Ich nutze testing und habe eine 4850. Bei mir funktioniert die erste Lösung ohne Probleme. Wie das mit der maximalen Leistung aussieht, habe ich noch nicht getestet, aber der Temperatur nach zu urteilen, spart es am Besten.

Suspend und Hybernate geht bei mir ohne die geringsten Probleme. Hatte früher einen extra Kernel dafür, geht aber seit geschätzt 2 Jahren mit den gentoo-sources. Man muss es im Kernel aktivieren. Suspend schreibt dann auf meine Swappartition. Sonst nichts. Ich mache das ganze aus dem Gnome Menü. Ich meine, dass es irgendwann mal ohne Gnome Probleme gab, weiß aber nicht mehr genau, was ich da gemacht habe. Mit KDE gibt es auch keine Probleme.

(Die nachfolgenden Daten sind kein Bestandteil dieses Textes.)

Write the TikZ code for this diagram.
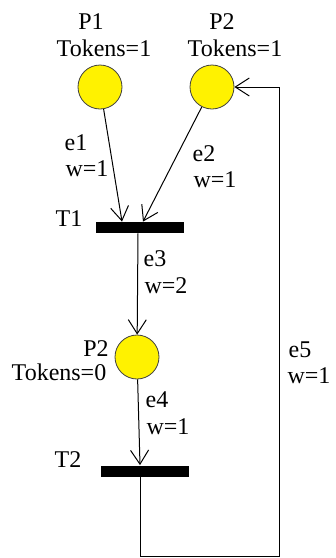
\documentclass[tikz,border=0pt]{standalone}
\usepackage{fontspec}
\setmainfont{Liberation Serif}
\usetikzlibrary{positioning,arrows.meta,calc}

\begin{document}
\begin{tikzpicture}[x=0.5pt, y=-0.5pt,
        every node/.style={font=\fontsize{12}{14}\selectfont, inner sep=0pt},
        place/.style={draw=black!75, fill=yellow, circle, minimum size=22pt, thin},
        trans/.style={fill=black, rectangle, minimum width=44pt, minimum height=5.5pt},
        arc/.style={-{Straight Barb[length=7pt,width=9pt]}, line width=0.5pt}]

        \useasboundingbox (0,0) rectangle (336,558);

        %%% Places
        % Top row: P1 and P2
        \node[place] (p1) at (100,87) {};
        \node[place] (p2) at (212,87) {};
        % Place below T1
        \node[place] (p3) at (137,357) {};

        %%% Transitions
        \node[trans] (t1) at (140,227.5) {};
        \node[trans] (t2) at (145,471) {};

        %%% Labels of places and transitions
        \node (lp1) at (91,22) {P1};
        \node (ltok1) at (104,48) {Tokens=1};
        \node (lp2) at (222,22) {P2};
        \node (ltok2) at (235,48) {Tokens=1};
        \node (lp3) at (96,349) {P2};
        \node (ltok3) at (59,372) {Tokens=0};
        \node (lt1) at (69,219) {T1};
        \node (lt2) at (68,460) {T2};

        %%% Arc labels
        \node (le1) at (76,143) {e1};
        \node (lw1) at (87,169) {w=1};
        \node (le2) at (204,154) {e2};
        \node (lw2) at (215,180) {w=1};
        \node (le3) at (155,259) {e3};
        \node (lw3) at (166,286) {w=2};
        \node (le4) at (157,400) {e4};
        \node (lw4) at (168,427) {w=1};
        \node (le5) at (300,350) {e5};
        \node (lw5) at (309,376) {w=1};

        %%% Arcs
        \draw[arc] (p1) -- ($(t1.north)+(-18,0)$);
        \draw[arc] (p2) -- ($(t1.north)+(3,0)$);
        \draw[arc] (t1.south -| 138,0) -- (p3);
        \draw[arc] (p3) -- (t2.north -| 140,0);
        % Feedback arc back to P2
        \coordinate (fb) at (279,556.5);
        \draw[arc] (t2.south -| 140,0) |- (fb) |- (p2.east);
      \end{tikzpicture}
\end{document}
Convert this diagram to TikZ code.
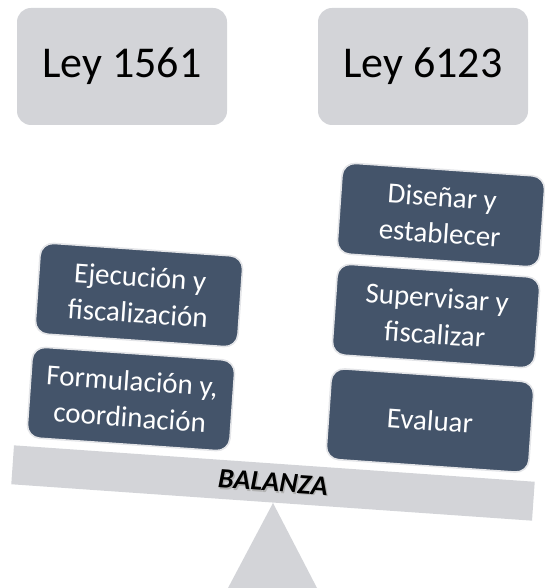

Habe irgendwo gelesen, dass es wichtig ist, dass bei dir consolekit läuft.

----------

## Finswimmer

So. Ein kurzes Feedback von mir.

Wenn ich per VGA einen zweiten Bildschirm einstecke, will amdcccle, dass ich X neu starte. Das ist total inakzeptabel.

Desweiteren hat der Suspend bis jetzt nicht richtig geklappt. Entweder der Bildschirm blieb schwarz oder ich hatte danach ein buntes Bildschirmrauschen.

Nunja. Da ich meistens mit Strom arbeite, ist es auch nicht so schlimm.

Vielen Dank

Tobi

----------